Quick weekenders: Leave Toronto after work on Friday, be on the water by Saturday morning, paddle for two days, drive home Sunday evening. The proximity makes this viable in a way that Algonquin's access points (another hour north) don't quite match.
Skill builders: Use Kawartha Highlands to practice campsite setup, fire building, paddling technique, and gear management before investing in a longer trip. Better to discover that your rain gear leaks on a one-night trip than four portages into Algonquin's interior.
When to Go
May-June: Spring conditions. High water makes some portages muddy. Bugs emerge mid-May and peak through June. Beautiful spring green.
July-August: Prime season. Warm water, tolerable bugs, longest days. Weekends are busy on the most popular Kawartha Highlands loops -- book ahead or go mid-week.
September-October: Fall colour on the Shield is spectacular, particularly in the first two weeks of October. Fewer people, no bugs, cool nights. The best time if you have flexibility.
Getting There
Kawartha Highlands: Highway 115 to Peterborough, then north on Highway 28 to Burleigh Falls, then Highway 507 north. About 2.5 hours from Toronto. Bancroft and Apsley are the nearest service towns.
Haliburton: Highway 35 north through Lindsay and Minden. About 2.5 hours from Toronto. The town of Haliburton has grocery stores and basic supplies.

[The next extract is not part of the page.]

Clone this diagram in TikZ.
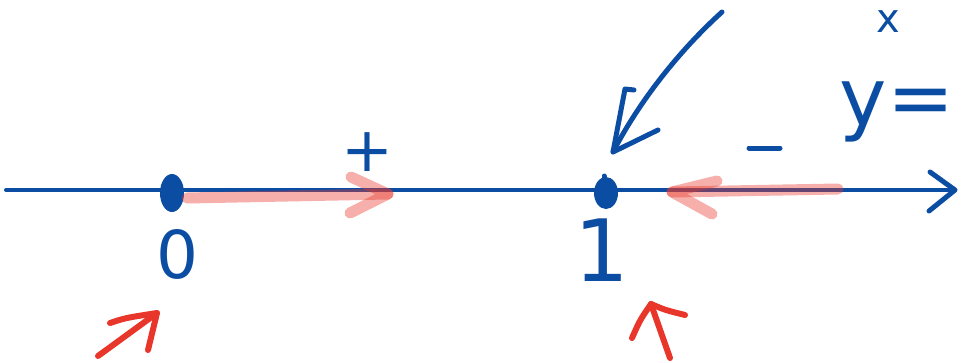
\documentclass[tikz,border=0pt]{standalone}
\usepackage{fontspec}
\setmainfont{DejaVu Sans}
\begin{document}
\begin{tikzpicture}[x=1pt,y=-1pt,
  pen/.style={draw=inkblue,line width=5pt,line cap=round,line join=round},
  axisline/.style={draw=inkblue,line width=4pt,line cap=round,line join=round},
  redpen/.style={draw=inkred,line width=6pt,line cap=round,line join=round},
  hilite/.style={draw=inkred,line width=11pt,line cap=round,line join=round,opacity=0.4},
  lbl/.style={text=inkblue,inner sep=0pt,font=\fontsize{62}{62}\selectfont}]
\definecolor{inkblue}{HTML}{0B4DA2}
\definecolor{inkred}{HTML}{E8372A}
\useasboundingbox (0,0) rectangle (961,362);
\clip (0,0) rectangle (961,362);
% axis
\coordinate (axL) at (6,190);
\coordinate (axR) at (955,190);
\draw[axisline] (axL) -- (axR);
\coordinate (ahU) at (930,172);
\coordinate (ahD) at (929,211);
\draw[axisline,line width=5pt] (ahU) -- (axR) -- (ahD);
% points
\fill[inkblue] (172,193) ellipse [x radius=12pt, y radius=19pt];
\node[inner sep=0pt,minimum size=1pt] (zero) at (172,193) {};
\fill[inkblue] (606,193) ellipse [x radius=12pt, y radius=16pt];
\node[inner sep=0pt,minimum size=1pt] (one) at (606,193) {};
\draw[pen] (604,176) -- (604,190);
% labels
\node[lbl,font=\fontsize{66}{66}\selectfont] (l0) at (177,254) {0};
\node[lbl,font=\fontsize{86}{86}\selectfont] (l1) at (602,250) {1};
\node[lbl,font=\fontsize{62}{62}\selectfont] (plus) at (367,152) {+};
\coordinate (mA) at (749,148);
\coordinate (mB) at (780,148);
\draw[pen] (mA) -- (mB);
\node[lbl,font=\fontsize{80}{80}\selectfont] (ylab) at (897,112) {y=};
\node[lbl,font=\fontsize{40}{40}\selectfont] (xlab) at (888,22) {x};
% red highlighted arrows
\coordinate (r1s) at (187,198);
\coordinate (r1e) at (388,194);
\draw[hilite] (r1s) -- (r1e);
\draw[hilite] (351,177) -- (r1e) -- (350,213);
\coordinate (r2s) at (838,189);
\coordinate (r2e) at (672,192);
\draw[hilite] (r2s) -- (r2e);
\draw[hilite] (717,181) -- (r2e) -- (712,214);
% big blue arrow
\coordinate (bs) at (722,12);
\coordinate (bt) at (613,152);
\draw[pen] (bs) .. controls (680,50) and (640,100) .. (bt);
\draw[pen] (634,90) -- (625,89) -- (bt) -- (658,130);
% bottom red arrows
\coordinate (ra1s) at (98,356);
\coordinate (ra1t) at (157,313);
\draw[redpen] (ra1s) -- (ra1t);
\draw[redpen] (110,323) .. controls (125,318) .. (ra1t) -- (148,350);
\coordinate (ra2s) at (670,358);
\coordinate (ra2t) at (651,304);
\draw[redpen] (ra2s) -- (ra2t);
\draw[redpen] (632,338) .. controls (640,320) .. (ra2t) .. controls (665,310) .. (685,315);
\end{tikzpicture}
\end{document}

Muskoka: Highway 400 to Highway 11 north. Gravenhurst and Bracebridge are the main service centres. About 2 hours from Toronto.
Bottom Line
Muskoka and the Kawartha Highlands won't give you the remote wilderness feeling of Temagami or the dramatic landscapes of Killarney. What they give you is real backcountry -- Shield rock, clear lakes, portage trails, and actual solitude -- at a distance and difficulty level that makes regular trips possible. The best paddlers in Ontario didn't start on remote rivers. They started on lakes like these, figuring out how to pack a canoe barrel, set up a tarp in the rain, and navigate with a map. Start here.